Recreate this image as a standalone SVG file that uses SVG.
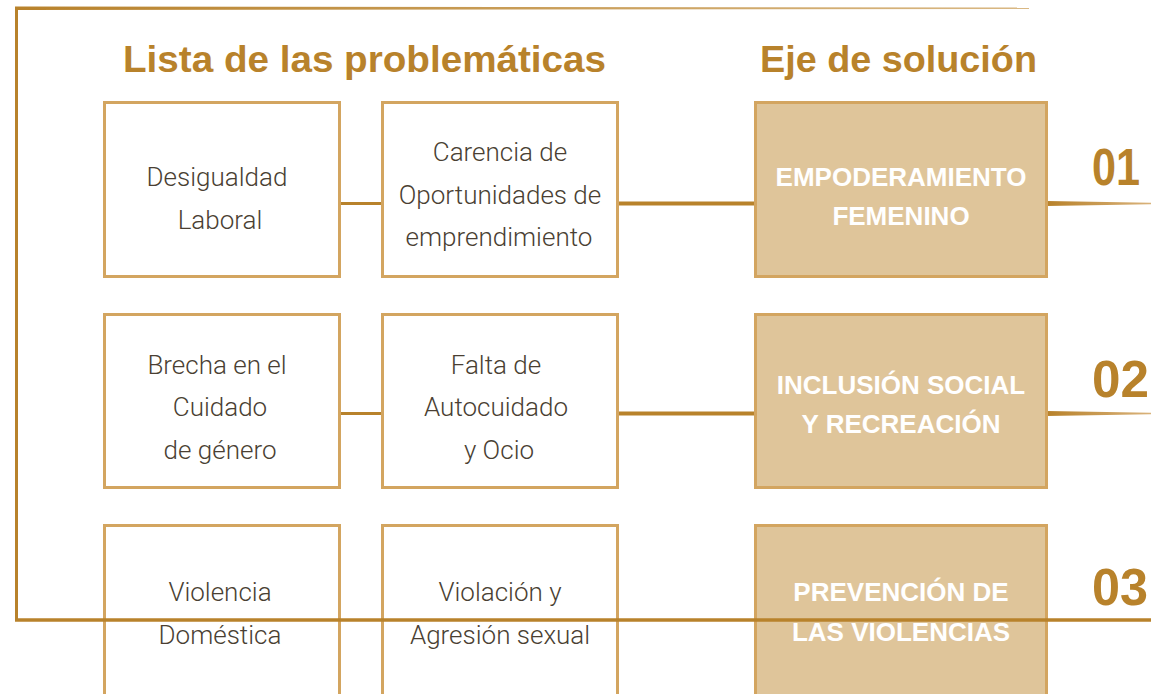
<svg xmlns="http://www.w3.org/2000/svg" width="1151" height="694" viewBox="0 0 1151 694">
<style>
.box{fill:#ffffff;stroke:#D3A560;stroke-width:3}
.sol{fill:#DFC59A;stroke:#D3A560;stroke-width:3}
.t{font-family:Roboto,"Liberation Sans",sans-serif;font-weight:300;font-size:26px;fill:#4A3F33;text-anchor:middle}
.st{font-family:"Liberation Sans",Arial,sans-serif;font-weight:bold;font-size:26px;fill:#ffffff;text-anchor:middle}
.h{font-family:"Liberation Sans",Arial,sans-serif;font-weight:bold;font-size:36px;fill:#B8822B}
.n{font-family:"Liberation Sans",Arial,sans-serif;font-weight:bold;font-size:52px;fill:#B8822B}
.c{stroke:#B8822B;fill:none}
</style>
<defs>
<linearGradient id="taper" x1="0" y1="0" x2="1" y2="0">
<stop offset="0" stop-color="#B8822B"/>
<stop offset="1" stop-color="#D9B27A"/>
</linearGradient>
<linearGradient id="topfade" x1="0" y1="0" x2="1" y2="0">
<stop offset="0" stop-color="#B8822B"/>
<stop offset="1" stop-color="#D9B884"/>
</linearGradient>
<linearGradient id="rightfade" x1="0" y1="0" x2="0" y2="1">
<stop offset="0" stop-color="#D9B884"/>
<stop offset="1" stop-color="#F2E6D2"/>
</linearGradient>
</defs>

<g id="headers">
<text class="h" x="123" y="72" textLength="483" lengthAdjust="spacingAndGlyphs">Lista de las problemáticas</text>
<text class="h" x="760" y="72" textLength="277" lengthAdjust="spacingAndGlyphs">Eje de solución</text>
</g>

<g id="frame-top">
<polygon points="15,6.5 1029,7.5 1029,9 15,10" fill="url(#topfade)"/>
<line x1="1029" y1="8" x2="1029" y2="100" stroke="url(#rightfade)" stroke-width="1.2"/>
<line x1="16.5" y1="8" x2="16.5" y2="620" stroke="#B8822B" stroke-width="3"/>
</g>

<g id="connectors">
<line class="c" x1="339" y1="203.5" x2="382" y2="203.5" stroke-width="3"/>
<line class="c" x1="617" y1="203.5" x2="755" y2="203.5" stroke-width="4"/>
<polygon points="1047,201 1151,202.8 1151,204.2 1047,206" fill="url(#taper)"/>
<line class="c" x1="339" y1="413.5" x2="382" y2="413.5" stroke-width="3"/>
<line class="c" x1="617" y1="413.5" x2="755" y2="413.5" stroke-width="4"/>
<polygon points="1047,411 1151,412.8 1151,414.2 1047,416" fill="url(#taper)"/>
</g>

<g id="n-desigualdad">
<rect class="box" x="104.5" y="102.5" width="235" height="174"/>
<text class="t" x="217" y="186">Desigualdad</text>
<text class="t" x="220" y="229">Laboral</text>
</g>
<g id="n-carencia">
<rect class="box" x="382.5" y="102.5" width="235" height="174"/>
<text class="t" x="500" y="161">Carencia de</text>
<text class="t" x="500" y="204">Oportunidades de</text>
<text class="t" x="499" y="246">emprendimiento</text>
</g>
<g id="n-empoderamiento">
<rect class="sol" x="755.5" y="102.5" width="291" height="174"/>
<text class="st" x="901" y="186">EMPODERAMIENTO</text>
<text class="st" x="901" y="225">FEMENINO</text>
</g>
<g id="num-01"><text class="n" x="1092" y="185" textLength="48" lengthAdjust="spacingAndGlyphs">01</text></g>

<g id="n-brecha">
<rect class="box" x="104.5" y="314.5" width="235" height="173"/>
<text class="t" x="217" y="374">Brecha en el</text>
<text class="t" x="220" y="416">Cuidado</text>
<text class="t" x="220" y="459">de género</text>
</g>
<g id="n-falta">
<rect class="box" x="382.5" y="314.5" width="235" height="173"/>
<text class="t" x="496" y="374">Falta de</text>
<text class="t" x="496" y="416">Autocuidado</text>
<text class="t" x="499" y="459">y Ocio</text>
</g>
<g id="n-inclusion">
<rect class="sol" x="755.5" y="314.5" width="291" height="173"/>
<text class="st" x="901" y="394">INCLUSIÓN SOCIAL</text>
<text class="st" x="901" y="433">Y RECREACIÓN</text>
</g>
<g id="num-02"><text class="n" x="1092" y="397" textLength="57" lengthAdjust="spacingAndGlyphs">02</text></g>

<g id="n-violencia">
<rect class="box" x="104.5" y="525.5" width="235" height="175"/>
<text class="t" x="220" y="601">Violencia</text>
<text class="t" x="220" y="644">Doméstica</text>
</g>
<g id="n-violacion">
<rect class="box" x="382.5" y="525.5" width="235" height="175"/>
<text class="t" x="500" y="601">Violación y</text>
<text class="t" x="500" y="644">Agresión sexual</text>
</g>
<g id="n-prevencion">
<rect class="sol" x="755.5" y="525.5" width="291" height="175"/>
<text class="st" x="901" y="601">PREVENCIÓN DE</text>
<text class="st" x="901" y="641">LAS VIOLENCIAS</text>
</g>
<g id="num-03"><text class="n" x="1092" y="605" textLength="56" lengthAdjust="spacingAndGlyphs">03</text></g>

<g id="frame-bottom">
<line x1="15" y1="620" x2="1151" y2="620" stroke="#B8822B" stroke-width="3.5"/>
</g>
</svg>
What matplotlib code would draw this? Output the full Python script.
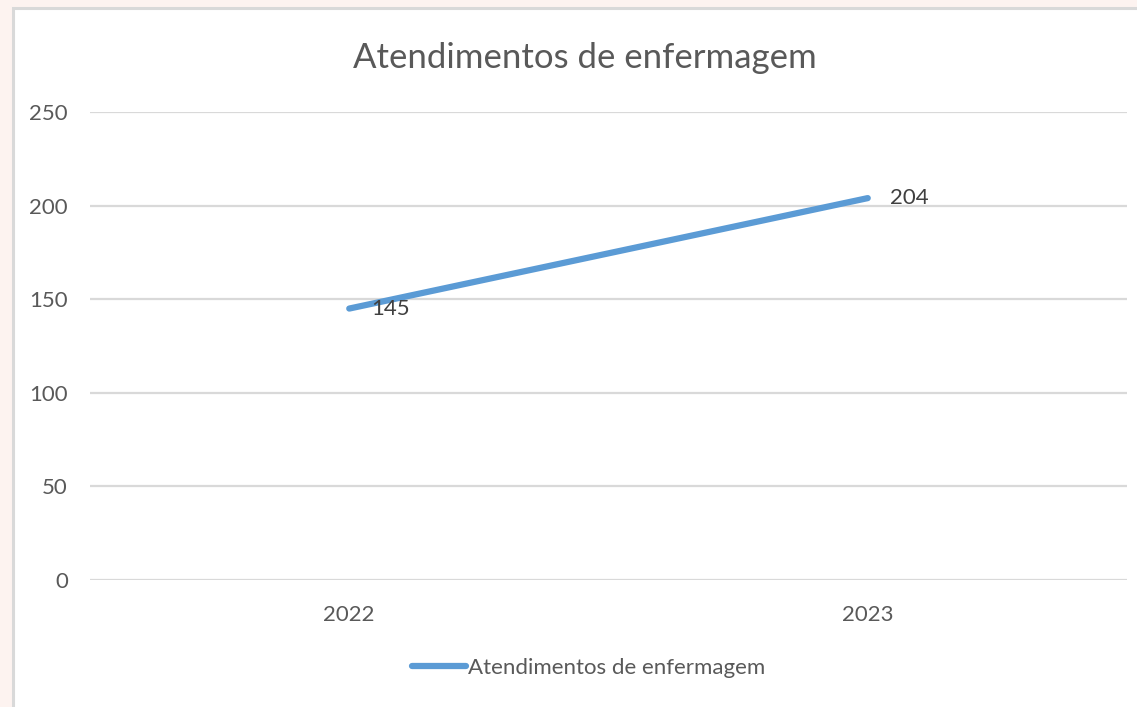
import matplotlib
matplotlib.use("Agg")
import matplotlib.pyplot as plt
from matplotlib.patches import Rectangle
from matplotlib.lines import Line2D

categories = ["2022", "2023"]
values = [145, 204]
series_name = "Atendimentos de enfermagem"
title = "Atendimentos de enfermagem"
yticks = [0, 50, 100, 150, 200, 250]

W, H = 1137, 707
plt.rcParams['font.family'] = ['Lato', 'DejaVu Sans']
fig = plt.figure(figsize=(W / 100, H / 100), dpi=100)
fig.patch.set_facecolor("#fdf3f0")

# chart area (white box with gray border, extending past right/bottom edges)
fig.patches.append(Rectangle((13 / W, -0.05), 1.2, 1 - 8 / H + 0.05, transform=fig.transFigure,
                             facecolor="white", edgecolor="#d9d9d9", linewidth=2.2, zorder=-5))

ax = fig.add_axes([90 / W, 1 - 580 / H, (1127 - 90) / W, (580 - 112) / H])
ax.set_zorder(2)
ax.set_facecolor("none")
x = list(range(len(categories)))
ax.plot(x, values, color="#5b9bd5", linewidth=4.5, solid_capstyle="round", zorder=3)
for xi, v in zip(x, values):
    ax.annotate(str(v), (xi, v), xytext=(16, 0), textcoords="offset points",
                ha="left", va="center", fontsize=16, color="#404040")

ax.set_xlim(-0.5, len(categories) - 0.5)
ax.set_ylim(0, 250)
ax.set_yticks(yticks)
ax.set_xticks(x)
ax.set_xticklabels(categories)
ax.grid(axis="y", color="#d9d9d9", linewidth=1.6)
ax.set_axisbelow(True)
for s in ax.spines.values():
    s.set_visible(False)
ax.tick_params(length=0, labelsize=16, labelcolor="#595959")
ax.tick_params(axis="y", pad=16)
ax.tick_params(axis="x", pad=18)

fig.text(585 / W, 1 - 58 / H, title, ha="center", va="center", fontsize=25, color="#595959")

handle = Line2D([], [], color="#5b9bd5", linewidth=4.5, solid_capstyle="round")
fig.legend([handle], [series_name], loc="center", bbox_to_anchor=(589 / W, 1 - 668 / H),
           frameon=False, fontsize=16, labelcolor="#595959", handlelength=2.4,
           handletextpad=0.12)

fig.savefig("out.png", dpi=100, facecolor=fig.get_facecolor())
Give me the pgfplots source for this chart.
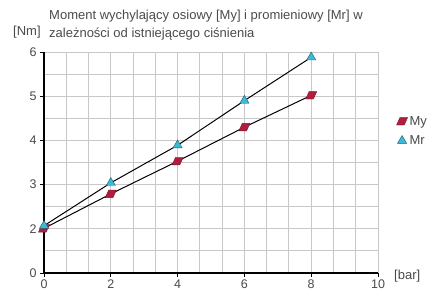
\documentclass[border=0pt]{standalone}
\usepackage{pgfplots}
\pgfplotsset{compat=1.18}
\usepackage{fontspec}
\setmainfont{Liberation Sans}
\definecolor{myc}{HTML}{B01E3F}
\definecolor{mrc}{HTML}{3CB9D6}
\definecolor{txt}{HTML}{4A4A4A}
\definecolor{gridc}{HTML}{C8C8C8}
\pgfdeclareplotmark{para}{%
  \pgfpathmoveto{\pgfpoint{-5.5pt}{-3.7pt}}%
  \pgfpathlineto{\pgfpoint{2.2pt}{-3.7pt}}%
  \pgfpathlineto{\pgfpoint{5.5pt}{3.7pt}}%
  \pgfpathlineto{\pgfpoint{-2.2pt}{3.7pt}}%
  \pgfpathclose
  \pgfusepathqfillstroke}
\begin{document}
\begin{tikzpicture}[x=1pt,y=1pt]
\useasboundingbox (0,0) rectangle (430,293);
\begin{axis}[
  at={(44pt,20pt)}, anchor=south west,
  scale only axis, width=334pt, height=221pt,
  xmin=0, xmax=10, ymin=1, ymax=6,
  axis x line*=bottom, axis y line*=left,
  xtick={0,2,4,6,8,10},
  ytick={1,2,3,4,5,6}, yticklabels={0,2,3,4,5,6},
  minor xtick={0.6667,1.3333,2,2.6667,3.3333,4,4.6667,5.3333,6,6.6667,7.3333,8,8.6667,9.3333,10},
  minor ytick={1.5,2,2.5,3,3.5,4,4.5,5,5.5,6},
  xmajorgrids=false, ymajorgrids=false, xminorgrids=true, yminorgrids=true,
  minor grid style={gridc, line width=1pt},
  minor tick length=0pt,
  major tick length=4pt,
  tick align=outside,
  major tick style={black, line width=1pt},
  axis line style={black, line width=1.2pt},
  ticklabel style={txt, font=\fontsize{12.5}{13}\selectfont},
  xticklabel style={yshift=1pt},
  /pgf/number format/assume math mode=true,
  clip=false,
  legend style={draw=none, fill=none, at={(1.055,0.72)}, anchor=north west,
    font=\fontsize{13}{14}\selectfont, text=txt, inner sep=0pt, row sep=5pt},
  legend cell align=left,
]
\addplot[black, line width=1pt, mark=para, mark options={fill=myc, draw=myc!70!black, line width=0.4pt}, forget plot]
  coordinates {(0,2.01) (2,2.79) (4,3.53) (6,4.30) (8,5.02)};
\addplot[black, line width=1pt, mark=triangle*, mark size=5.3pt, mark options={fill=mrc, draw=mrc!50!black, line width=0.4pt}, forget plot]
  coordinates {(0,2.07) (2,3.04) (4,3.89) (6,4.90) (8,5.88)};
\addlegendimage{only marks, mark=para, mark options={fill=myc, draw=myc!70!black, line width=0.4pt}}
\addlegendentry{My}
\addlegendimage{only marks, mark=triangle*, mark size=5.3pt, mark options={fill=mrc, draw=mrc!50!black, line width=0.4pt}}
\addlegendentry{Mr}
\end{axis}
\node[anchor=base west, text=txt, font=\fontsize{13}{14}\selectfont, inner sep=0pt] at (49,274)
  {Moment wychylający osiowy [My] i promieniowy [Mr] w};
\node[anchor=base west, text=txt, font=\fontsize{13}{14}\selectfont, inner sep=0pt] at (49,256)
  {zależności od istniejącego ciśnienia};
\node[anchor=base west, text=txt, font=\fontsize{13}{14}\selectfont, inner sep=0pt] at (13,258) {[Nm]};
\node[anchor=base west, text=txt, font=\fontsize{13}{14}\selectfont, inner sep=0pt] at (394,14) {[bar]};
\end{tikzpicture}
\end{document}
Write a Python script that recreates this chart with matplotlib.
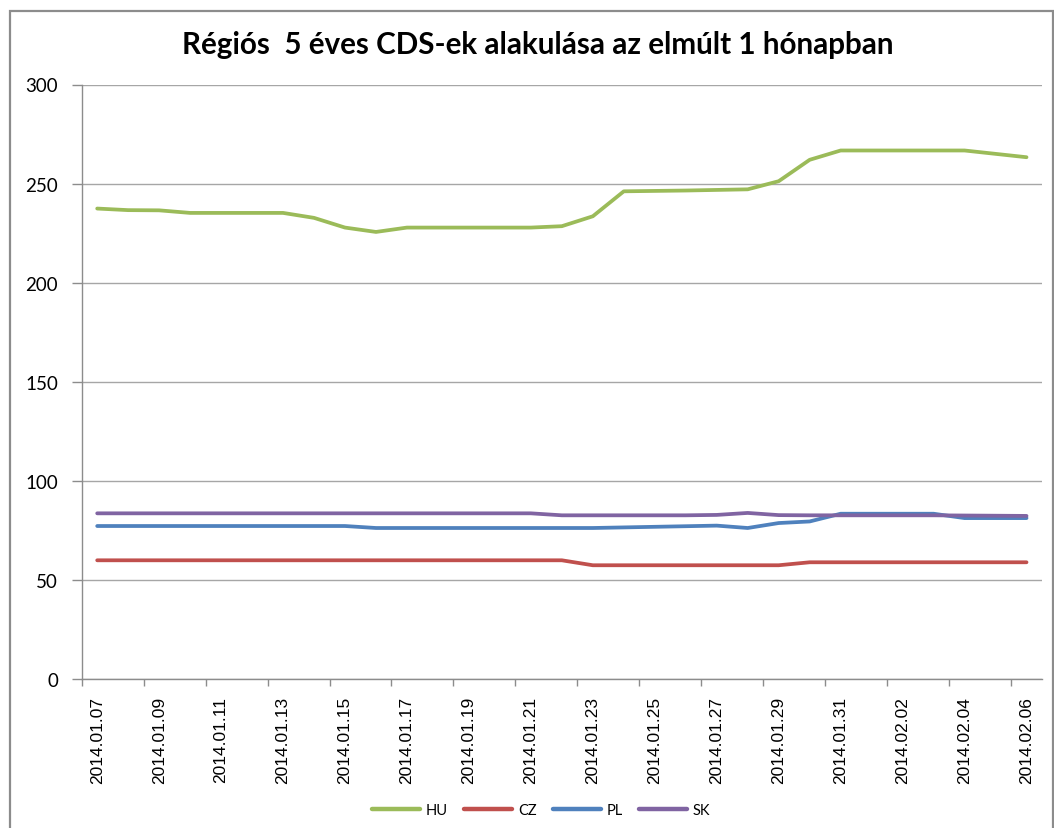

EXERCISE DETAILS: In the listing above, find the lines holding the word "Python" and copy them.

EXPECTED ANSWER:
What matplotlib code would draw this? Output the full Python script.
Write a Python script that recreates this chart with matplotlib.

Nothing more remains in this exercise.